Una visione della vita e del lavoro (di cui tra l’altro si occupa anche Simona Ravizza nella sua rubrica a pag.11), che si scontra diametralmente con quella della cosiddetta girl boss, figura simbolo della realizzazione femminile, nata negli anni 10 del 2000 negli Stati Uniti, che incarna una giovane donna in carriera, ambiziosa, instancabile e intransigente. Figura che ha con ogni probabilità ispirato parte delle madri delle giovani di cui ci stiamo occupando, lavoratrici emancipate sì, ma pure stressate. E sono proprio questo stress – con le sue conseguenze – e le esigenze di successo giudicate troppo elevate, che le attuali «ragazze dolci» rifiutano, ritenendoli dannosi per la propria salute mentale. Anche secondo alcuni studiosi, la loro ricerca, volontaria e consapevole, di un ruolo tradizionale nella famiglia è influenzata dal fatto di essere cresciute a fianco di madri che, pur facendosi in quattro tra casa e lavoro, non ottenevano gli stessi diritti dei loro colleghi.

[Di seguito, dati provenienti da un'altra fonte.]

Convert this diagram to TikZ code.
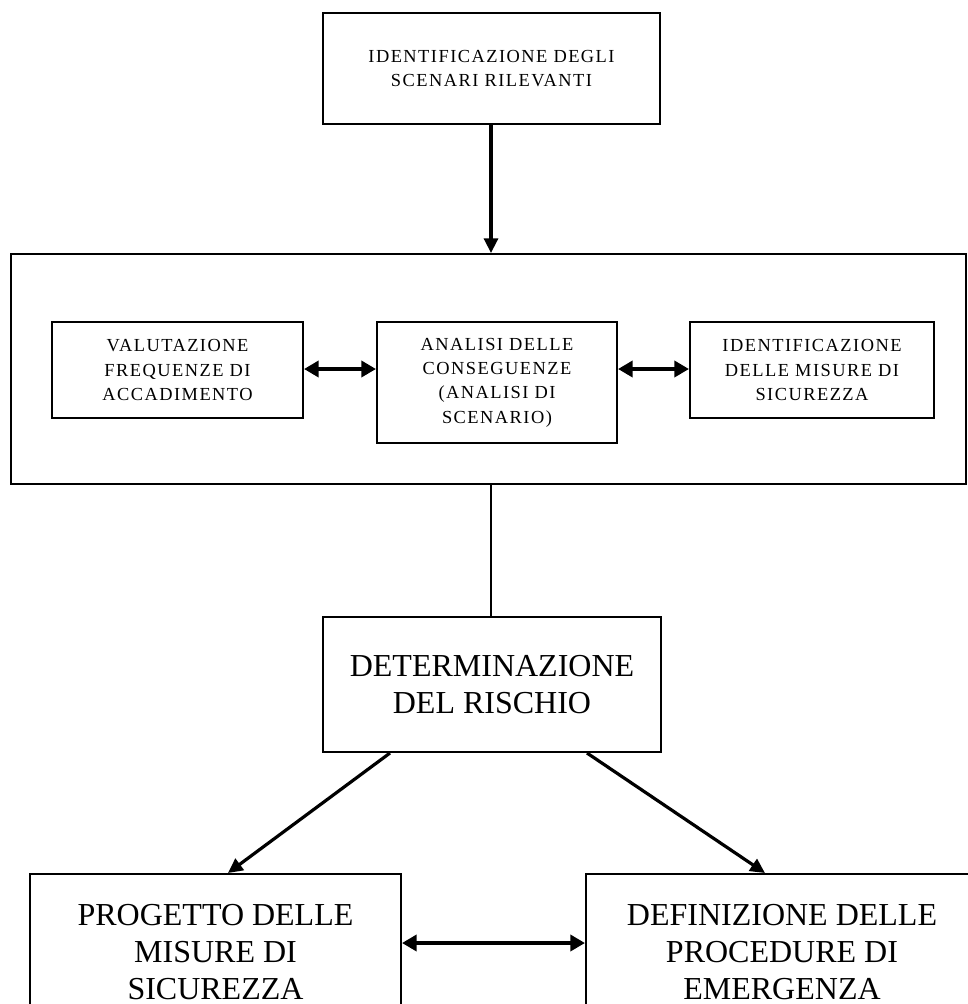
\documentclass[tikz,border=0pt]{standalone}
\usepackage{fontspec}
\setmainfont{Liberation Serif}
\newfontfamily\spacedserif[LetterSpace=8]{Liberation Serif}
\usetikzlibrary{arrows.meta,calc}
\newcommand\smallfnt{\spacedserif\fontsize{13.8}{18.2}\selectfont}
\newcommand\bigfnt{\fontsize{24}{27.8}\selectfont}
\begin{document}
\begin{tikzpicture}[x=0.75pt,y=-0.75pt,
  box/.style={draw=black, line width=1.5pt, align=center, inner sep=0pt},
  smalltxt/.style={font=\smallfnt},
  bigtxt/.style={font=\bigfnt},
  arr/.style={-{Triangle[length=11pt,width=10.5pt]}, line width=2.4pt},
  darr/.style={{Triangle[length=11pt,width=12pt]}-{Triangle[length=11pt,width=12pt]}, line width=3pt},
  plain/.style={line width=1.5pt}]
\clip (0,0) rectangle (968,1004);
\fill[white] (0,0) rectangle (968,1004);

\node[box,smalltxt,minimum width=337*0.75pt,minimum height=111*0.75pt] (top) at (491.5,68.5)
  {IDENTIFICAZIONE DEGLI\\SCENARI RILEVANTI};
\node[box,minimum width=955*0.75pt,minimum height=230*0.75pt] (big) at (488.5,369) {};
\node[box,smalltxt,minimum width=251*0.75pt,minimum height=96*0.75pt] (val) at (177.5,370)
  {VALUTAZIONE\\FREQUENZE DI\\ACCADIMENTO};
\node[box,smalltxt,minimum width=240*0.75pt,minimum height=121*0.75pt] (ana) at (497,382.5)
  {ANALISI DELLE\\CONSEGUENZE\\(ANALISI DI\\SCENARIO)};
\node[box,smalltxt,minimum width=244*0.75pt,minimum height=96*0.75pt] (ids) at (812,370)
  {IDENTIFICAZIONE\\DELLE MISURE DI\\SICUREZZA};
\node[box,bigtxt,minimum width=338*0.75pt,minimum height=135*0.75pt] (det) at (492,684.5)
  {DETERMINAZIONE\\DEL RISCHIO};
\node[box,bigtxt,minimum width=371*0.75pt,minimum height=156*0.75pt] (prog) at (215.5,952)
  {PROGETTO DELLE\\MISURE DI\\SICUREZZA};
\node[box,bigtxt,minimum width=392*0.75pt,minimum height=156*0.75pt] (defi) at (782,952)
  {DEFINIZIONE DELLE\\PROCEDURE DI\\EMERGENZA};

\coordinate (a1) at ($(val.east)+(0,-1)$);
\coordinate (a2) at ($(ids.west)+(0,-1)$);
\coordinate (a3) at ($(prog.east)+(0,-9)$);

\draw[arr] (top.south -| 491,0) -- (big.north -| 491,0);
\draw[darr] (a1) -- (a1 -| ana.west);
\draw[darr] (a2 -| ana.east) -- (a2);
\draw[plain] (big.south -| 491,0) -- (det.north -| 491,0);
\draw[arr] ($(det.south)+(-102,0)$) -- ($(prog.north)+(12.5,0)$);
\draw[arr] ($(det.south)+(95,0)$) -- ($(defi.north)+(-17,0)$);
\draw[darr] (a3) -- (a3 -| defi.west);
\end{tikzpicture}
\end{document}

A chi vede in tutto ciò un passo indietro, potenzialmente rischioso, nella lotta per l’uguaglianza di genere, Denice Westerberg, portavoce nazionale dell’ala giovanile del partito nazionalista e populista di destra dei Democratici svedesi, risponde: «Le ragazze dovrebbero poter decidere della propria vita; se hanno la possibilità economica di non lavorare, buon per loro. Viviamo in un Paese che ci dà tutte le opportunità per fare carriera. Abbiamo tutti i diritti. Ma abbiamo il diritto anche di scegliere di vivere in modo più tradizionale». Per lei quindi questo recente trend rappresenterebbe la vera emancipazione femminile, nella quale però, si potrebbe aggiungere, le sue esponenti sono probabilmente facilitate dal fatto di non aver dovuto lottare, contrariamente da chi le ha precedute, per i pari diritti e l’indipendenza.